Il dossier si basa sui racconti degli abitanti di Aleppo e Idlib, forse le due città più martoriate dalla guerra siriana, se mai è possibile fare una classifica degli orrori. Tra i movimenti che si sono distinti per crudeltà non c’è solo Al Nusra. C’è pure Ahrar al Sham, gruppo salafita sostenuto da Turchia e Arabia Saudita.

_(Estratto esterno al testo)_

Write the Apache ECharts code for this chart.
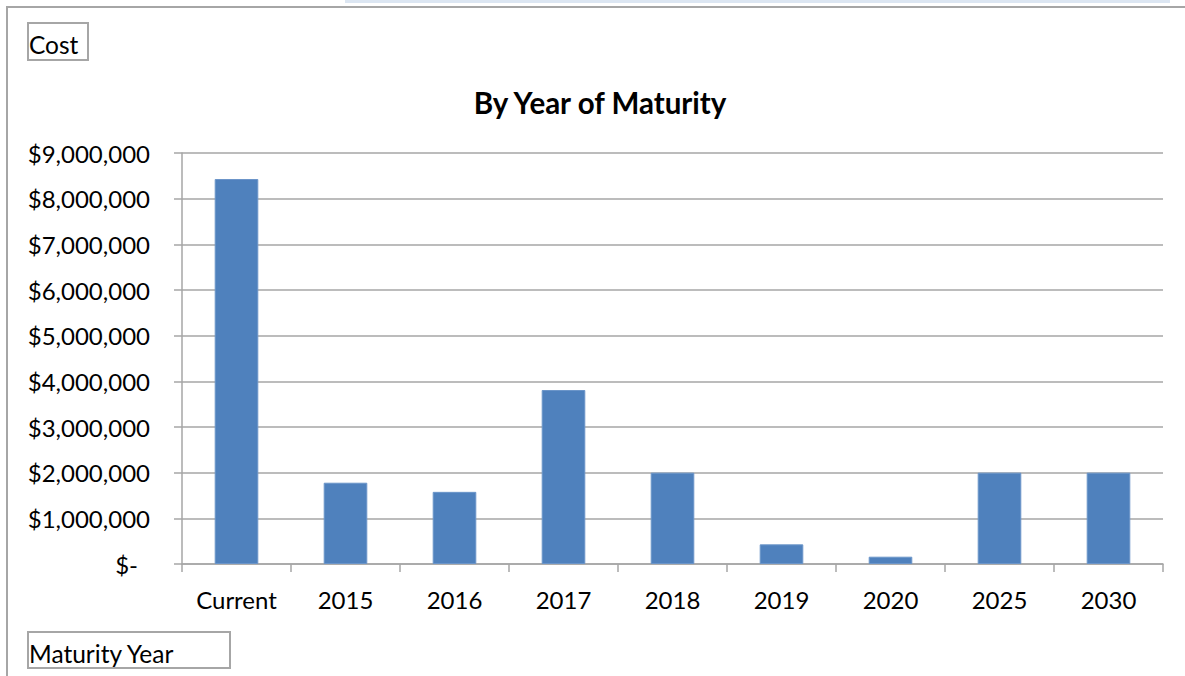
<!DOCTYPE html>
<html>
<head>
<meta charset="utf-8">
<script src="https://cdn.jsdelivr.net/npm/echarts@6/dist/echarts.min.js"></script>
<style>
html,body{margin:0;padding:0;background:#fff;}
#chart{width:1185px;height:676px;}
</style>
</head>
<body>
<div id="chart"></div>
<script>
var categories = ['Current','2015','2016','2017','2018','2019','2020','2025','2030'];
var costValues = [8430000, 1780000, 1580000, 3810000, 2000000, 430000, 160000, 2000000, 2000000];
var chartTitle = 'By Year of Maturity';
var yAxisName = 'Cost';
var xAxisName = 'Maturity Year';
var yMin = 0, yMax = 9000000, yStep = 1000000;

var FONT = 'Lato, "Open Sans", sans-serif';
var chart = echarts.init(document.getElementById('chart'), null, {renderer:'svg'});
var gray = '#a6a6a6';
chart.setOption({
  animation:false,
  backgroundColor:'#fff',
  grid:{left:182, right:22, top:153, bottom:112, containLabel:false},
  xAxis:{
    type:'category', data:categories,
    axisLine:{lineStyle:{color:gray, width:1.5}},
    axisTick:{show:true, length:8, alignWithLabel:false, lineStyle:{color:gray, width:1.5}},
    axisLabel:{color:'#000', fontFamily:FONT, fontSize:24, margin:23}
  },
  yAxis:{
    type:'value', min:yMin, max:yMax, interval:yStep,
    axisLine:{show:true, lineStyle:{color:gray, width:1.5}},
    axisTick:{show:true, length:8, lineStyle:{color:gray, width:1.5}},
    splitLine:{show:true, lineStyle:{color:gray, width:1.5}},
    axisLabel:{
      color:'#000', fontFamily:FONT, fontSize:24, margin:32,
      formatter:function(v){ return v===0 ? '{z|$-}' : '$' + v.toLocaleString('en-US'); },
      rich:{z:{color:'#000', fontFamily:FONT, fontSize:24, padding:[0,12,0,0]}}
    }
  },
  series:[{
    type:'bar', data:costValues, barWidth:'40%',
    itemStyle:{color:'#4F81BD', borderColor:'#6b95c9', borderWidth:1}
  }],
  graphic:[
    {type:'rect', shape:{x:345, y:0, width:825, height:3}, style:{fill:'#dce6f2'}},
    {type:'polyline', shape:{points:[[7,676],[7,7],[1185,7]]}, style:{stroke:gray, lineWidth:2, fill:null}},
    {type:'rect', shape:{x:28, y:23, width:60, height:37}, style:{fill:'#fff', stroke:gray, lineWidth:2}},
    {type:'text', x:29, y:44, style:{text:yAxisName, fill:'#000', font:'24.5px ' + FONT, textVerticalAlign:'middle', textAlign:'left'}},
    {type:'rect', shape:{x:28, y:632, width:202, height:36}, style:{fill:'#fff', stroke:gray, lineWidth:2}},
    {type:'text', x:29, y:653, style:{text:xAxisName, fill:'#000', font:'24.5px ' + FONT, textVerticalAlign:'middle', textAlign:'left'}},
    {type:'text', x:600, y:102, style:{text:chartTitle, fill:'#000', font:'bold 29.5px ' + FONT, textVerticalAlign:'middle', textAlign:'center'}}
  ]
});
</script>
</body>
</html>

Come abbiamo più volte ricordato, i civili sono le prime vittime di ogni guerra. E vittime sono innanzitutto i siriani, tormentati da una guerra confezionata oltreoceano. Davanti alla possibile caduta del governo di Bashar Al Assad in tanti hanno gioito. In tanti hanno accolto le bandiere dei ribelli, salvo poi ricredersi. Come “Hazem”, accusato di aver offeso il jihad e i mujaheddin: “Mi hanno torturato tre volte, dopo ogni interrogatorio. Mi hanno colpito con un ferro sulla schiena, sulle ginocchia e sui piedi. Era come se mi avessero torturato per ore, anche se il tutto è durato pochi minuti. Hanno usato anche delle pinze per schiacciarmi tutte e dieci le dita”.
Ma c’è anche chi è stato ucciso in esecuzioni sommarie, non dissimili a quelle dello Stato islamico. Gli uomini del Fronte Al Shamia, per esempio, hanno ucciso in più occasioni soldati dell’esercito siriano. Le modalità? Quelle delle bandiere nere: prima è stata radunata la folla in piazza e poi sono risuonati i fischi delle pistole.
Queste sono solo alcune nefandezze compiute dai ribelli sostenuti anche dall’Occidente. È la guerra, si dirà. È l’uomo che è lupo per l’uomo. Ma val davvero la pena sostenere questi gruppi? L’Occidente può davvero permetterselo?